■ DIRECTION
Leave out the images and repeat the listing below without a single change.

-------- SOURCE EXCERPT --------

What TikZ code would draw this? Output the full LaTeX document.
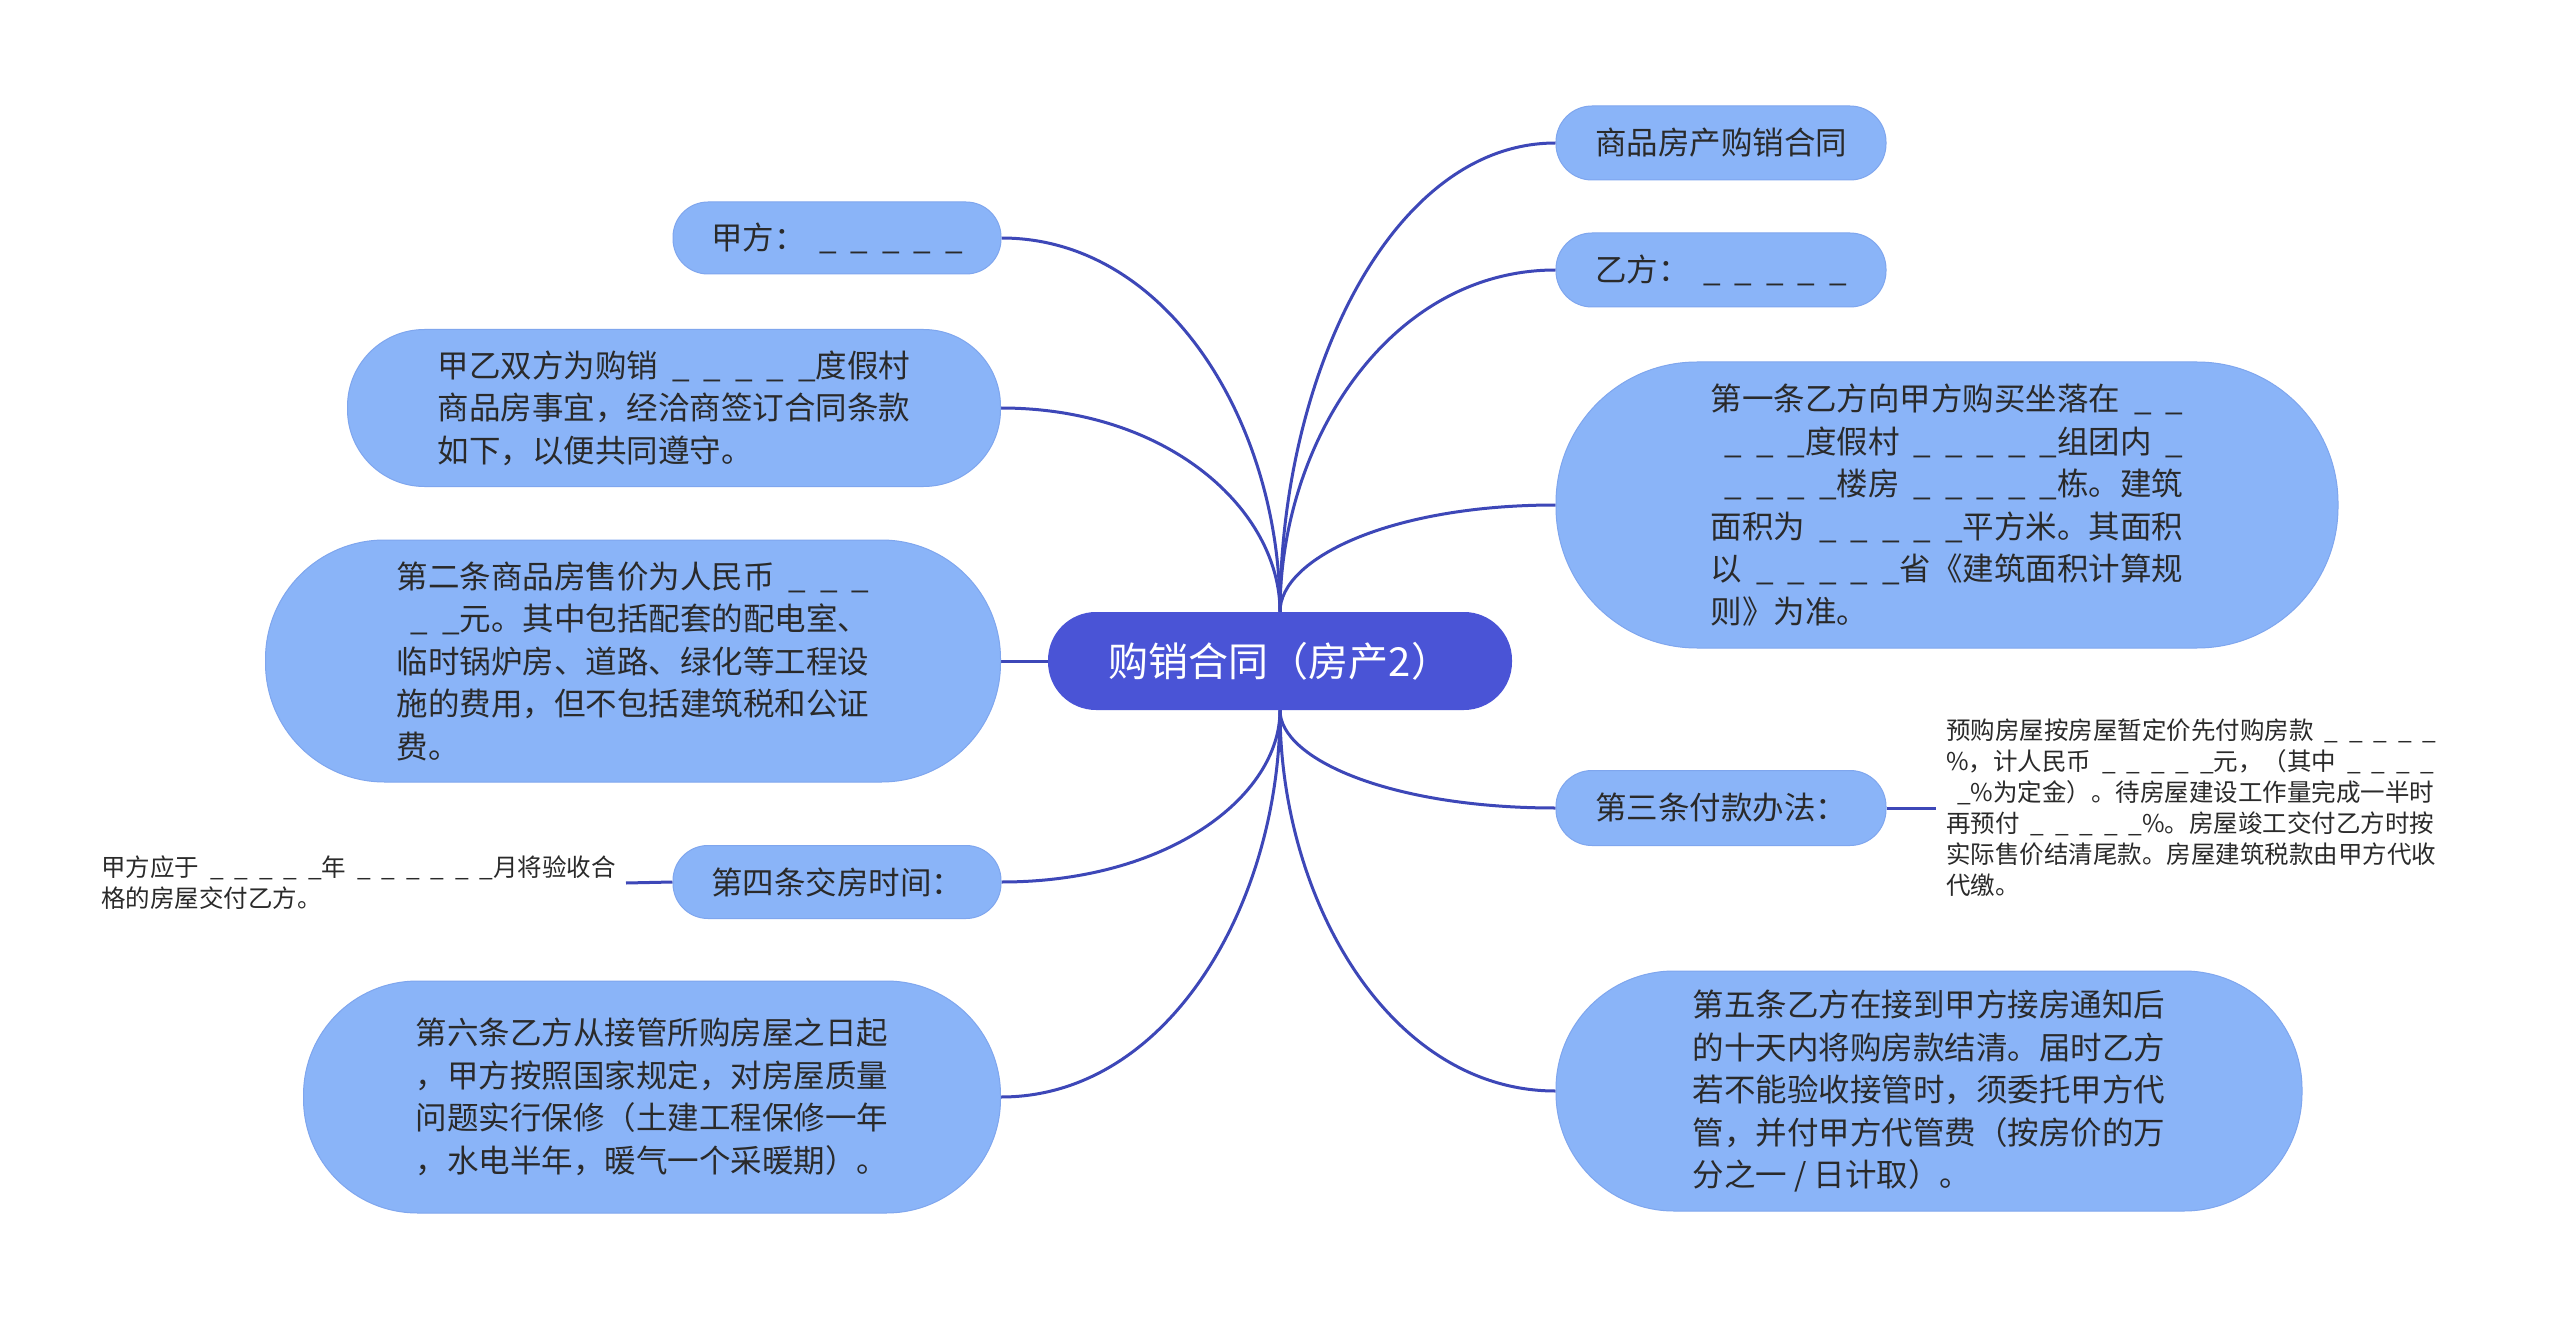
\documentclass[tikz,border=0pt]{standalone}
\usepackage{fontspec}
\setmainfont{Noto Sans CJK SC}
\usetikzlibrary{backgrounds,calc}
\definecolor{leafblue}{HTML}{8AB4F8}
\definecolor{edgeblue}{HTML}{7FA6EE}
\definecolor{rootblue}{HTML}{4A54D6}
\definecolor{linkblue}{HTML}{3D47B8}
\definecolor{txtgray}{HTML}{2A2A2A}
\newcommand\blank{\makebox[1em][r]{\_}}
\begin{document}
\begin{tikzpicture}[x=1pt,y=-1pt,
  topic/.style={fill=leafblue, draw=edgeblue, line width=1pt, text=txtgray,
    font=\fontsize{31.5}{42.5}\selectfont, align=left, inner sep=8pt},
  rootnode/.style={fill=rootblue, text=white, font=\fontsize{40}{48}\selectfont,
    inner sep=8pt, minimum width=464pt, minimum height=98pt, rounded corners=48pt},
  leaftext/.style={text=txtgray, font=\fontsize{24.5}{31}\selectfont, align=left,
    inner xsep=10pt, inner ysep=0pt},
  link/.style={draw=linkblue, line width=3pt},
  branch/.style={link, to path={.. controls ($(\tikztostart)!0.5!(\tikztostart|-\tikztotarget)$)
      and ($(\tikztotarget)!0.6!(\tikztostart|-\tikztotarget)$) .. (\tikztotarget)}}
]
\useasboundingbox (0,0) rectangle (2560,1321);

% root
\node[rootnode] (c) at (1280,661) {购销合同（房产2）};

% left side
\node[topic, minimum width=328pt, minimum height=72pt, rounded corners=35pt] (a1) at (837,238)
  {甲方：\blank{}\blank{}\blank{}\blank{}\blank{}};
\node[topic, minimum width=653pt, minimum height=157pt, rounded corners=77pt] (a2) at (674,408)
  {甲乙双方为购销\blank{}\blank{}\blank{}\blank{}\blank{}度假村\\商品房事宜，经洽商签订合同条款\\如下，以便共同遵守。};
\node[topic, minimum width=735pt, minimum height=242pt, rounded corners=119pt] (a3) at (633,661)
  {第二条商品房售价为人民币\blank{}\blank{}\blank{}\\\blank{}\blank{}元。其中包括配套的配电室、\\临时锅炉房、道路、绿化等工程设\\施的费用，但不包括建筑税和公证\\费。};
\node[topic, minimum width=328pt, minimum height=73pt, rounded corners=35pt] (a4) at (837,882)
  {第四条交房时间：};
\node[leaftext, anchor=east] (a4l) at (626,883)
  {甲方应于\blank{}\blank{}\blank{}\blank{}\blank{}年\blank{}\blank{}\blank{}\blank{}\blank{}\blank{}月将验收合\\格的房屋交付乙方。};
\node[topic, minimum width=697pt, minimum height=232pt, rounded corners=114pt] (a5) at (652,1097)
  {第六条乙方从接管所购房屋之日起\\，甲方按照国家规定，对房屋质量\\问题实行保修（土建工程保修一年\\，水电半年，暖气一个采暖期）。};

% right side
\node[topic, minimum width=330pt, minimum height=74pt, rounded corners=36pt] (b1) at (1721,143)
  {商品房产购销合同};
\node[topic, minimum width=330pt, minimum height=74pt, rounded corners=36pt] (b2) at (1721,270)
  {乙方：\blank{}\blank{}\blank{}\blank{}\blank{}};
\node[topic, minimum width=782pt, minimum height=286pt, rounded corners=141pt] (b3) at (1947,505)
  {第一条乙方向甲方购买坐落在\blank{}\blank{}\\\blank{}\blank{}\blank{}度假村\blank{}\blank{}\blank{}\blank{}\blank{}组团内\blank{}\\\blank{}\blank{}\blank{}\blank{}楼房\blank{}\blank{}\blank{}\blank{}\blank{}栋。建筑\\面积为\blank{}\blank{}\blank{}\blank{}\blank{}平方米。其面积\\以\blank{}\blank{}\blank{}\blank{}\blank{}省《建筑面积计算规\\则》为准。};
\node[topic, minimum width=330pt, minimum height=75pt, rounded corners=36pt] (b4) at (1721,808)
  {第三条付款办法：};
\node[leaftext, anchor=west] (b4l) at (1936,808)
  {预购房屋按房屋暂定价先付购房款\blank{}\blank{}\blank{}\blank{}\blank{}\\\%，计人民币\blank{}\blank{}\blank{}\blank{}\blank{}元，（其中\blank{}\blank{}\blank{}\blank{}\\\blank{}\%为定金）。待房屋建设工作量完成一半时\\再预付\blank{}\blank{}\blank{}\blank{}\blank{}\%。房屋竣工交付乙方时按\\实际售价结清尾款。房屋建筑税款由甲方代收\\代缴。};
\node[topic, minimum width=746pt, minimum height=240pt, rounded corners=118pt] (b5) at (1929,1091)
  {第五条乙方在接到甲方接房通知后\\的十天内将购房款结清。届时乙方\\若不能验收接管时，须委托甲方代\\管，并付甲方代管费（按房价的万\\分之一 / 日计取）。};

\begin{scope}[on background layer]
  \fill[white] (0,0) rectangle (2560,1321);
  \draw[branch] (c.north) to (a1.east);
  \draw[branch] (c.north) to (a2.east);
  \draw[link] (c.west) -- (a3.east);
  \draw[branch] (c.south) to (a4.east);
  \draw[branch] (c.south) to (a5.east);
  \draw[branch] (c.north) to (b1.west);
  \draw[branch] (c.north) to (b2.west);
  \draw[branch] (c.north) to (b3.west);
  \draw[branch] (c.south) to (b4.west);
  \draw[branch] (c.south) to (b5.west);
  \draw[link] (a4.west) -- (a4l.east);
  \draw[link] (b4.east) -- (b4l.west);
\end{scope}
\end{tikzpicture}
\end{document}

--------

■ SOLUTION TO THIS PROBLEM
What TikZ code would draw this? Output the full LaTeX document.
\documentclass[tikz,border=0pt]{standalone}
\usepackage{fontspec}
\setmainfont{Noto Sans CJK SC}
\usetikzlibrary{backgrounds,calc}
\definecolor{leafblue}{HTML}{8AB4F8}
\definecolor{edgeblue}{HTML}{7FA6EE}
\definecolor{rootblue}{HTML}{4A54D6}
\definecolor{linkblue}{HTML}{3D47B8}
\definecolor{txtgray}{HTML}{2A2A2A}
\newcommand\blank{\makebox[1em][r]{\_}}
\begin{document}
\begin{tikzpicture}[x=1pt,y=-1pt,
  topic/.style={fill=leafblue, draw=edgeblue, line width=1pt, text=txtgray,
    font=\fontsize{31.5}{42.5}\selectfont, align=left, inner sep=8pt},
  rootnode/.style={fill=rootblue, text=white, font=\fontsize{40}{48}\selectfont,
    inner sep=8pt, minimum width=464pt, minimum height=98pt, rounded corners=48pt},
  leaftext/.style={text=txtgray, font=\fontsize{24.5}{31}\selectfont, align=left,
    inner xsep=10pt, inner ysep=0pt},
  link/.style={draw=linkblue, line width=3pt},
  branch/.style={link, to path={.. controls ($(\tikztostart)!0.5!(\tikztostart|-\tikztotarget)$)
      and ($(\tikztotarget)!0.6!(\tikztostart|-\tikztotarget)$) .. (\tikztotarget)}}
]
\useasboundingbox (0,0) rectangle (2560,1321);

% root
\node[rootnode] (c) at (1280,661) {购销合同（房产2）};

% left side
\node[topic, minimum width=328pt, minimum height=72pt, rounded corners=35pt] (a1) at (837,238)
  {甲方：\blank{}\blank{}\blank{}\blank{}\blank{}};
\node[topic, minimum width=653pt, minimum height=157pt, rounded corners=77pt] (a2) at (674,408)
  {甲乙双方为购销\blank{}\blank{}\blank{}\blank{}\blank{}度假村\\商品房事宜，经洽商签订合同条款\\如下，以便共同遵守。};
\node[topic, minimum width=735pt, minimum height=242pt, rounded corners=119pt] (a3) at (633,661)
  {第二条商品房售价为人民币\blank{}\blank{}\blank{}\\\blank{}\blank{}元。其中包括配套的配电室、\\临时锅炉房、道路、绿化等工程设\\施的费用，但不包括建筑税和公证\\费。};
\node[topic, minimum width=328pt, minimum height=73pt, rounded corners=35pt] (a4) at (837,882)
  {第四条交房时间：};
\node[leaftext, anchor=east] (a4l) at (626,883)
  {甲方应于\blank{}\blank{}\blank{}\blank{}\blank{}年\blank{}\blank{}\blank{}\blank{}\blank{}\blank{}月将验收合\\格的房屋交付乙方。};
\node[topic, minimum width=697pt, minimum height=232pt, rounded corners=114pt] (a5) at (652,1097)
  {第六条乙方从接管所购房屋之日起\\，甲方按照国家规定，对房屋质量\\问题实行保修（土建工程保修一年\\，水电半年，暖气一个采暖期）。};

% right side
\node[topic, minimum width=330pt, minimum height=74pt, rounded corners=36pt] (b1) at (1721,143)
  {商品房产购销合同};
\node[topic, minimum width=330pt, minimum height=74pt, rounded corners=36pt] (b2) at (1721,270)
  {乙方：\blank{}\blank{}\blank{}\blank{}\blank{}};
\node[topic, minimum width=782pt, minimum height=286pt, rounded corners=141pt] (b3) at (1947,505)
  {第一条乙方向甲方购买坐落在\blank{}\blank{}\\\blank{}\blank{}\blank{}度假村\blank{}\blank{}\blank{}\blank{}\blank{}组团内\blank{}\\\blank{}\blank{}\blank{}\blank{}楼房\blank{}\blank{}\blank{}\blank{}\blank{}栋。建筑\\面积为\blank{}\blank{}\blank{}\blank{}\blank{}平方米。其面积\\以\blank{}\blank{}\blank{}\blank{}\blank{}省《建筑面积计算规\\则》为准。};
\node[topic, minimum width=330pt, minimum height=75pt, rounded corners=36pt] (b4) at (1721,808)
  {第三条付款办法：};
\node[leaftext, anchor=west] (b4l) at (1936,808)
  {预购房屋按房屋暂定价先付购房款\blank{}\blank{}\blank{}\blank{}\blank{}\\\%，计人民币\blank{}\blank{}\blank{}\blank{}\blank{}元，（其中\blank{}\blank{}\blank{}\blank{}\\\blank{}\%为定金）。待房屋建设工作量完成一半时\\再预付\blank{}\blank{}\blank{}\blank{}\blank{}\%。房屋竣工交付乙方时按\\实际售价结清尾款。房屋建筑税款由甲方代收\\代缴。};
\node[topic, minimum width=746pt, minimum height=240pt, rounded corners=118pt] (b5) at (1929,1091)
  {第五条乙方在接到甲方接房通知后\\的十天内将购房款结清。届时乙方\\若不能验收接管时，须委托甲方代\\管，并付甲方代管费（按房价的万\\分之一 / 日计取）。};

\begin{scope}[on background layer]
  \fill[white] (0,0) rectangle (2560,1321);
  \draw[branch] (c.north) to (a1.east);
  \draw[branch] (c.north) to (a2.east);
  \draw[link] (c.west) -- (a3.east);
  \draw[branch] (c.south) to (a4.east);
  \draw[branch] (c.south) to (a5.east);
  \draw[branch] (c.north) to (b1.west);
  \draw[branch] (c.north) to (b2.west);
  \draw[branch] (c.north) to (b3.west);
  \draw[branch] (c.south) to (b4.west);
  \draw[branch] (c.south) to (b5.west);
  \draw[link] (a4.west) -- (a4l.east);
  \draw[link] (b4.east) -- (b4l.west);
\end{scope}
\end{tikzpicture}
\end{document}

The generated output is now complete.